ZMA総長、本当にありがとうございました。あなたの冥福を皆で祈り、捧げたいと思います。黙祷
【ご長男様】
父は、音楽を通して社会に貢献するんだという気持ちは終始一貫していたように思います。今日は皆さんの歌声をたっぷり父に聴かせてやって下さい。
【追悼の辞 友人代表:多賀久郎】
飛矢さんの親しみやすい温かい人柄、企画力、類い稀な先見性などその人間力は偉大です。飛矢さんのまいた種は全世界に広がり、花を咲かせています。ZMAもまた永遠です。飛矢さんは間違いなく千の風になって生きています。
【追悼の辞 教授会代表:後藤亜子】
ZMA指導員一同、総長に出逢えたことで、理想の高い音楽とカラオケ文化に携わることができました。「歌の指導者である前に人として自分を磨きなさい。人格を持って歌いなさい。いつも謙虚でありなさい。」と教えられました。まだまだ未熟な私たちですが、夢、希望、ロマンを求めて前向きに歩いていきます。これからも天国から大きな懐で温かく見守って下さい。貴重な宝物をたくさん頂き、本当にありがとうございました。
【参 考】 シンガープロ調べ
1.カラオケの由来
「カラオケ」という言葉は「空(から)のオーケストラ」の略語で、伴奏用テープを指す業界用語であった。カラオ ケという言葉が成立した1970年代前半は、歌の伴奏が録音されたテープやレコードなどのことを意味しただけであって、初期から娯楽の名称として使用されたわけではないらしい。

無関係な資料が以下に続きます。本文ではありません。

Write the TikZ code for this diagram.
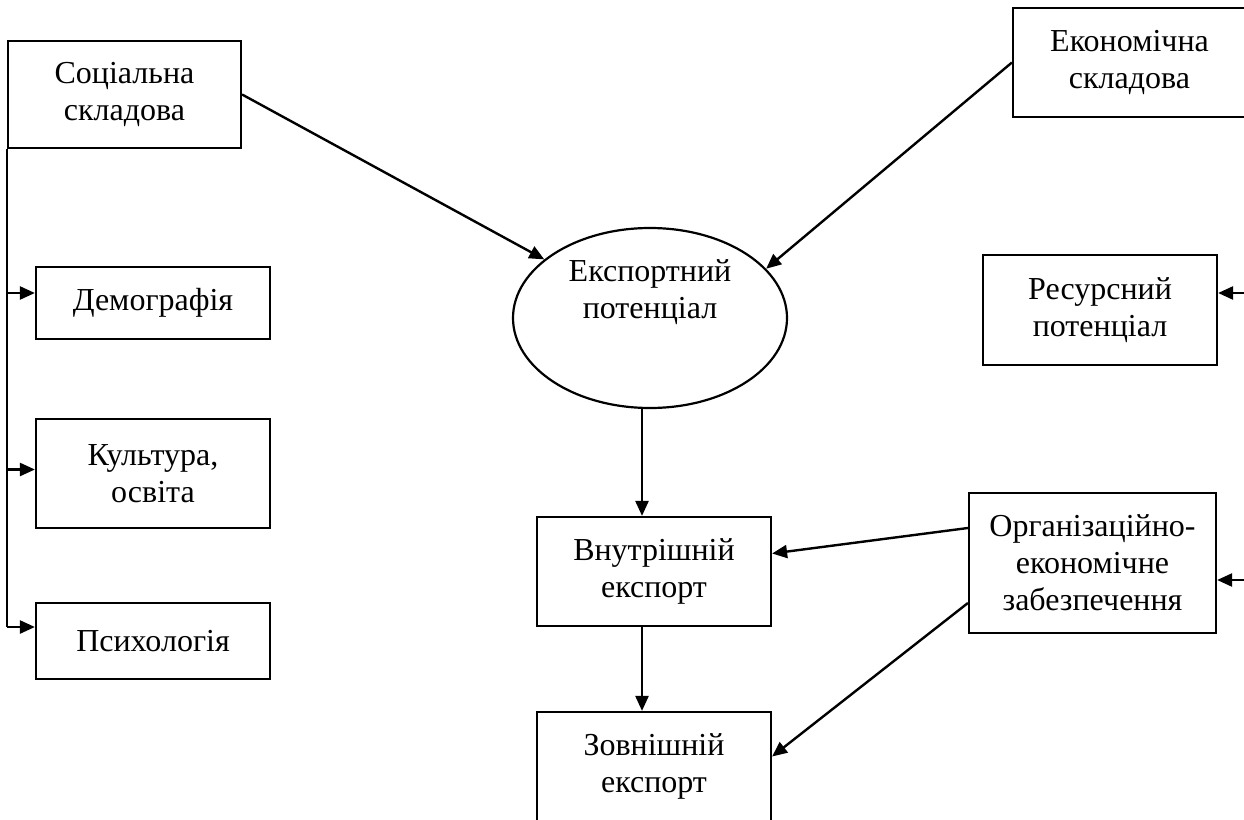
\documentclass[tikz,border=0pt]{standalone}
\usepackage{fontspec}
\setmainfont{Liberation Serif}
\usetikzlibrary{shapes.geometric,arrows.meta}
\begin{document}
\begin{tikzpicture}[x=1pt,y=-1pt,
  every node/.style={font=\fontsize{32}{37}\selectfont, align=center, inner sep=0pt},
  box/.style={draw, line width=2.2pt, rectangle},
  ln/.style={line width=2.4pt},
  arr/.style={line width=2.4pt, -{Triangle[length=15pt,width=13pt]}}]
\useasboundingbox (0,0) rectangle (1244,819);
% nodes
\node[box, minimum width=233pt, minimum height=107pt] (soc) at (124.5,94.5) {Соціальна\\складова};
\node[box, minimum width=234pt, minimum height=72pt] (dem) at (153,303) {Демографія};
\node[box, minimum width=234pt, minimum height=109pt] (cul) at (153,473.5) {Культура,\\освіта};
\node[box, minimum width=234pt, minimum height=76pt] (psy) at (153,641) {Психологія};
\node[box, minimum width=233pt, minimum height=109pt] (eco) at (1129.5,62.5) {Економічна\\складова};
\node[draw, line width=2.2pt, ellipse, minimum width=274pt, minimum height=180pt,
  label={[yshift=26pt]center:{Експортний\\потенціал}}] (ell) at (650,318) {};
\node[box, minimum width=234pt, minimum height=109pt] (int) at (654,571.5) {Внутрішній\\експорт};
\node[box, minimum width=234pt, minimum height=109pt] (ext) at (654,766.5) {Зовнішній\\експорт};
\node[box, minimum width=234pt, minimum height=110pt] (res) at (1100,310) {Ресурсний\\потенціал};
\node[box, minimum width=247pt, minimum height=140pt] (org) at (1092.5,563) {Організаційно-\\економічне\\забезпечення};
\coordinate (rin) at (1250,293);
\coordinate (oin) at (1250,580);
% connectors
\draw[arr] (soc.east) -- (ell.151);
\draw[arr] (eco.west) -- (ell.23);
\draw[arr] ([xshift=-12pt]int.north |- ell.south) -- ([xshift=-12pt]int.north);
\draw[arr] ([xshift=-12pt]int.south) -- ([xshift=-12pt]ext.north);
\draw[ln] (soc.south west) -- ([yshift=14pt]soc.south west |- psy.west);
\draw[arr] ([yshift=10pt]soc.south west |- dem.west) -- ([yshift=10pt]dem.west);
\draw[arr] ([yshift=4pt]soc.south west |- cul.west) -- ([yshift=4pt]cul.west);
\draw[arr] ([yshift=14pt]soc.south west |- psy.west) -- ([yshift=14pt]psy.west);
\draw[arr] ([yshift=35pt]org.west) -- ([yshift=18pt]int.east);
\draw[arr] ([yshift=-40pt]org.west) -- ([yshift=10pt]ext.east);
\draw[arr] (rin) -- (rin -| res.east);
\draw[arr] (oin) -- (oin -| org.east);
\end{tikzpicture}
\end{document}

カラオケという表現が初めて登場したのは、1956年に発行された松下電器ラジオ業部の社内報とされ、戦後混乱の中で宝塚歌劇の楽団員がストライキを起こし、オーケストラボックスに誰もいなくなった(空になった)様子を「カラオケになった」と表現 したと言われる。
2 カラオケ機器の発明者
1971年 は「カラオケ生誕の年」であると位置付けられているが、実際には 1960年代から1970年代にかけての時期に複数の技術者や販売者が、録音テープも含め カラオケ機器をさまざまに製造販売していた。
飛矢久良、根岸重一、浜崎巌、別区浩、山下年春、井上大祐、高城喜三郎、夏秋勇三、遠藤実、尾崎三徳、手塚昇之助、保志忠彦の12名の活動のいずれもが今日のカラオケを形成する重要基盤であった。